In this image below there is a power stage with two NPN transistors.
There is a resistor in series with a capacitor that goes from each collector to each base. I believe this to be negative feedback. Based on what can I calculate the values of the components?

Please take a look at this schematic diagram. It is said that the capacitor is there so that the transformer is at signal ground even though it may not be at DC ground. What does this mean and how can I compute that capacitor?

www.modernhamguy.com

I wish this man will do a series of tutorials about the Class AB amplifiers with bjt and mosfets. You know, the type of power amplifiers we all like to have around.

sorry, I had misread, I did not see you had said "output", I had calculated input...
input capacitance determines how much power in you need to drive it,
output capacitance is another thing entirely
ever shut off a mosfet sharply and seen the voltage give a ringing effect ?
that output capacitance is critical there
read this
https://www.ti.com/lit/ml/slua618a/slua618a.pdf
it is pretty good if you need to learn all of that.
if you need more info, look up snubber circuits,
I personally don't like snubber circuits,
just seems like there are better ways to deal with the issue.

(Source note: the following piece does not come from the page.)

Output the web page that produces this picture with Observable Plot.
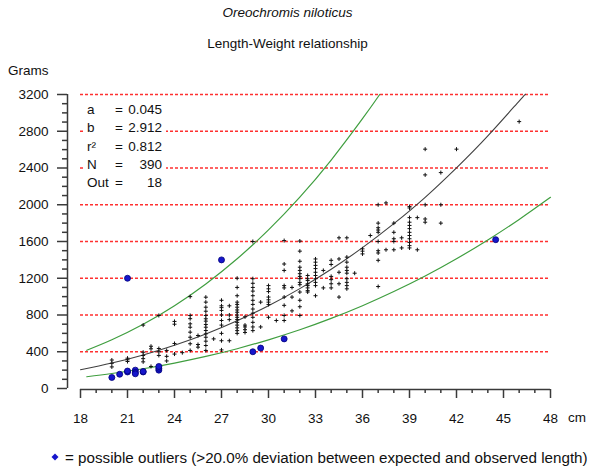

as far as incomplete data specifications,
I have never seen one with all the specifications for any part.
some get close, and some are really bad.
even if you had one totally correct and complete,
batch to batch, things change,
you have to either have forgiving designs or test what you actually get when you buy them.

edit:
input capacitance sets how fast you can turn on a mosfet with a given input current.
so it does matter if it it to large.
and some of the parts you mentioned would take a substantial amount of power to work at the frequencies you mentioned,
and I have never seen a specification for watts in to the gate,
but you have to wonder if you are putting 5W into a gate, can it deal with that ?

output capacitance determines how the mosfet interacts with your load.